===== Material

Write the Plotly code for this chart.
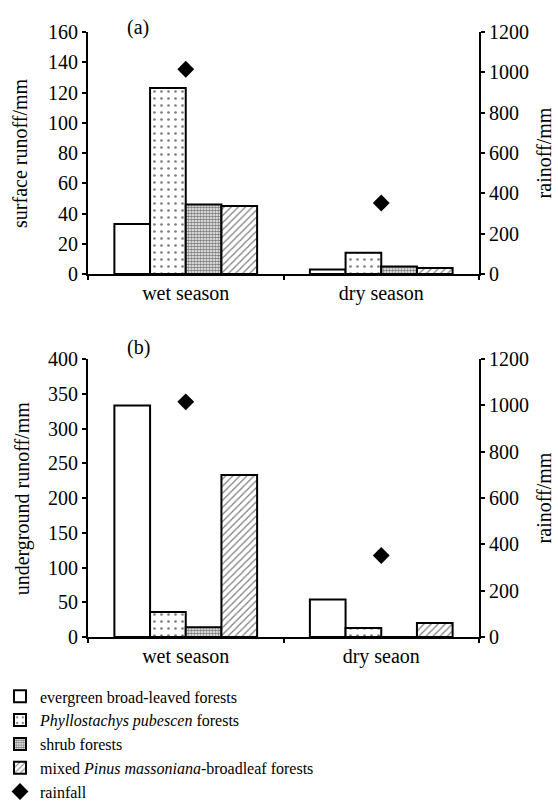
import plotly.graph_objects as go

seasons_a = ["wet season", "dry season"]
seasons_b = ["wet season", "dry seaon"]

forest_names = [
    "evergreen broad-leaved forests",
    "<i>Phyllostachys pubescen</i> forests",
    "shrub forests",
    "mixed <i>Pinus massoniana</i>-broadleaf forests",
]

# surface runoff (mm): [wet, dry]
surface_evergreen = [33, 3]
surface_phyllo = [123, 14]
surface_shrub = [46, 5]
surface_mixed = [45, 4]

# underground runoff (mm): [wet, dry]
under_evergreen = [333, 54]
under_phyllo = [36, 13]
under_shrub = [14, 0]
under_mixed = [233, 20]

# rainfall (mm): [wet, dry]
rainfall = [1015, 352]

patterns = [
    dict(shape=""),
    dict(shape=".", size=7, solidity=0.12, fgcolor="black"),
    dict(shape=".", size=3, solidity=0.65, fgcolor="black"),
    dict(shape="/", size=5, solidity=0.25, fgcolor="black"),
]

FONT = '"Liberation Serif", "Times New Roman", Times, serif'
fig = go.Figure()

surface = [surface_evergreen, surface_phyllo, surface_shrub, surface_mixed]
under = [under_evergreen, under_phyllo, under_shrub, under_mixed]

for i, name in enumerate(forest_names):
    fig.add_trace(go.Bar(
        x=seasons_a, y=surface[i], name=name,
        marker=dict(color="white", line=dict(color="black", width=2), pattern=patterns[i]),
        xaxis="x", yaxis="y", showlegend=True,
    ))
fig.add_trace(go.Scatter(
    x=seasons_a, y=rainfall, name="rainfall", mode="markers",
    marker=dict(symbol="diamond", size=13, color="black"),
    xaxis="x", yaxis="y2", showlegend=True,
))
for i, name in enumerate(forest_names):
    fig.add_trace(go.Bar(
        x=seasons_b, y=under[i], name=name,
        marker=dict(color="white", line=dict(color="black", width=2), pattern=patterns[i]),
        xaxis="x2", yaxis="y3", showlegend=False,
    ))
fig.add_trace(go.Scatter(
    x=seasons_b, y=rainfall, name="rainfall", mode="markers",
    marker=dict(symbol="diamond", size=13, color="black"),
    xaxis="x2", yaxis="y4", showlegend=False,
))

axis_common = dict(
    showline=True, linecolor="black", linewidth=2, showgrid=False, zeroline=False,
    ticks="outside", ticklen=4, tickwidth=1.5, tickcolor="black", automargin=True,
    tickfont=dict(family=FONT, size=20, color="black"),
)
title_font = dict(family=FONT, size=20, color="black")

fig.update_layout(
    width=558, height=805,
    margin=dict(l=88, r=79, t=32, b=168, autoexpand=False),
    paper_bgcolor="white", plot_bgcolor="white",
    barmode="group", bargap=0.27, bargroupgap=0,
    font=dict(family=FONT, size=20, color="black"),
    xaxis=dict(domain=[0, 1], anchor="y", type="category", tickson="boundaries",
               tickangle=0, **axis_common),
    yaxis=dict(domain=[0.6, 1], anchor="x", range=[0, 160], dtick=20, **axis_common),
    yaxis2=dict(overlaying="y", side="right", anchor="x", range=[0, 1200], dtick=200,
                title=dict(text="rainoff/mm", font=title_font, standoff=9),
                **axis_common),
    xaxis2=dict(domain=[0, 1], anchor="y3", type="category", tickson="boundaries",
                tickangle=0, **axis_common),
    yaxis3=dict(domain=[0, 0.4595], anchor="x2", range=[0, 400], dtick=50, **axis_common),
    yaxis4=dict(overlaying="y3", side="right", anchor="x2", range=[0, 1200], dtick=200,
                title=dict(text="rainoff/mm", font=title_font, standoff=9),
                **axis_common),
    legend=dict(
        xref="container", yref="container",
        x=0.0, xanchor="left", y=0.156, yanchor="top",
        font=dict(family=FONT, size=16, color="black"),
        traceorder="normal", tracegroupgap=0, itemwidth=30,
        bgcolor="rgba(0,0,0,0)",
    ),
    annotations=[
        dict(text="(a)", x=0.095, y=1.03, xref="paper", yref="paper", showarrow=False,
             font=dict(family=FONT, size=20, color="black")),
        dict(text="(b)", x=0.095, y=0.478, xref="paper", yref="paper", showarrow=False,
             font=dict(family=FONT, size=20, color="black")),
        dict(text="surface runoff/mm", textangle=-90, x=-0.174, y=0.8,
             xref="paper", yref="paper", xanchor="center", yanchor="middle",
             showarrow=False, font=title_font),
        dict(text="underground runoff/mm", textangle=-90, x=-0.168, y=0.2297,
             xref="paper", yref="paper", xanchor="center", yanchor="middle",
             showarrow=False, font=title_font),
    ],
)

fig.write_html("out.html", post_script="document.body.style.margin='0px';",
               config={"displayModeBar": False})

==========

--- Challenge ---
Copy out all of the data word for word. Do not carry over any picture.

--- The answer ---
Write the Plotly code for this chart.
import plotly.graph_objects as go

seasons_a = ["wet season", "dry season"]
seasons_b = ["wet season", "dry seaon"]

forest_names = [
    "evergreen broad-leaved forests",
    "<i>Phyllostachys pubescen</i> forests",
    "shrub forests",
    "mixed <i>Pinus massoniana</i>-broadleaf forests",
]

# surface runoff (mm): [wet, dry]
surface_evergreen = [33, 3]
surface_phyllo = [123, 14]
surface_shrub = [46, 5]
surface_mixed = [45, 4]

# underground runoff (mm): [wet, dry]
under_evergreen = [333, 54]
under_phyllo = [36, 13]
under_shrub = [14, 0]
under_mixed = [233, 20]

# rainfall (mm): [wet, dry]
rainfall = [1015, 352]

patterns = [
    dict(shape=""),
    dict(shape=".", size=7, solidity=0.12, fgcolor="black"),
    dict(shape=".", size=3, solidity=0.65, fgcolor="black"),
    dict(shape="/", size=5, solidity=0.25, fgcolor="black"),
]

FONT = '"Liberation Serif", "Times New Roman", Times, serif'
fig = go.Figure()

surface = [surface_evergreen, surface_phyllo, surface_shrub, surface_mixed]
under = [under_evergreen, under_phyllo, under_shrub, under_mixed]

for i, name in enumerate(forest_names):
    fig.add_trace(go.Bar(
        x=seasons_a, y=surface[i], name=name,
        marker=dict(color="white", line=dict(color="black", width=2), pattern=patterns[i]),
        xaxis="x", yaxis="y", showlegend=True,
    ))
fig.add_trace(go.Scatter(
    x=seasons_a, y=rainfall, name="rainfall", mode="markers",
    marker=dict(symbol="diamond", size=13, color="black"),
    xaxis="x", yaxis="y2", showlegend=True,
))
for i, name in enumerate(forest_names):
    fig.add_trace(go.Bar(
        x=seasons_b, y=under[i], name=name,
        marker=dict(color="white", line=dict(color="black", width=2), pattern=patterns[i]),
        xaxis="x2", yaxis="y3", showlegend=False,
    ))
fig.add_trace(go.Scatter(
    x=seasons_b, y=rainfall, name="rainfall", mode="markers",
    marker=dict(symbol="diamond", size=13, color="black"),
    xaxis="x2", yaxis="y4", showlegend=False,
))

axis_common = dict(
    showline=True, linecolor="black", linewidth=2, showgrid=False, zeroline=False,
    ticks="outside", ticklen=4, tickwidth=1.5, tickcolor="black", automargin=True,
    tickfont=dict(family=FONT, size=20, color="black"),
)
title_font = dict(family=FONT, size=20, color="black")

fig.update_layout(
    width=558, height=805,
    margin=dict(l=88, r=79, t=32, b=168, autoexpand=False),
    paper_bgcolor="white", plot_bgcolor="white",
    barmode="group", bargap=0.27, bargroupgap=0,
    font=dict(family=FONT, size=20, color="black"),
    xaxis=dict(domain=[0, 1], anchor="y", type="category", tickson="boundaries",
               tickangle=0, **axis_common),
    yaxis=dict(domain=[0.6, 1], anchor="x", range=[0, 160], dtick=20, **axis_common),
    yaxis2=dict(overlaying="y", side="right", anchor="x", range=[0, 1200], dtick=200,
                title=dict(text="rainoff/mm", font=title_font, standoff=9),
                **axis_common),
    xaxis2=dict(domain=[0, 1], anchor="y3", type="category", tickson="boundaries",
                tickangle=0, **axis_common),
    yaxis3=dict(domain=[0, 0.4595], anchor="x2", range=[0, 400], dtick=50, **axis_common),
    yaxis4=dict(overlaying="y3", side="right", anchor="x2", range=[0, 1200], dtick=200,
                title=dict(text="rainoff/mm", font=title_font, standoff=9),
                **axis_common),
    legend=dict(
        xref="container", yref="container",
        x=0.0, xanchor="left", y=0.156, yanchor="top",
        font=dict(family=FONT, size=16, color="black"),
        traceorder="normal", tracegroupgap=0, itemwidth=30,
        bgcolor="rgba(0,0,0,0)",
    ),
    annotations=[
        dict(text="(a)", x=0.095, y=1.03, xref="paper", yref="paper", showarrow=False,
             font=dict(family=FONT, size=20, color="black")),
        dict(text="(b)", x=0.095, y=0.478, xref="paper", yref="paper", showarrow=False,
             font=dict(family=FONT, size=20, color="black")),
        dict(text="surface runoff/mm", textangle=-90, x=-0.174, y=0.8,
             xref="paper", yref="paper", xanchor="center", yanchor="middle",
             showarrow=False, font=title_font),
        dict(text="underground runoff/mm", textangle=-90, x=-0.168, y=0.2297,
             xref="paper", yref="paper", xanchor="center", yanchor="middle",
             showarrow=False, font=title_font),
    ],
)

fig.write_html("out.html", post_script="document.body.style.margin='0px';",
               config={"displayModeBar": False})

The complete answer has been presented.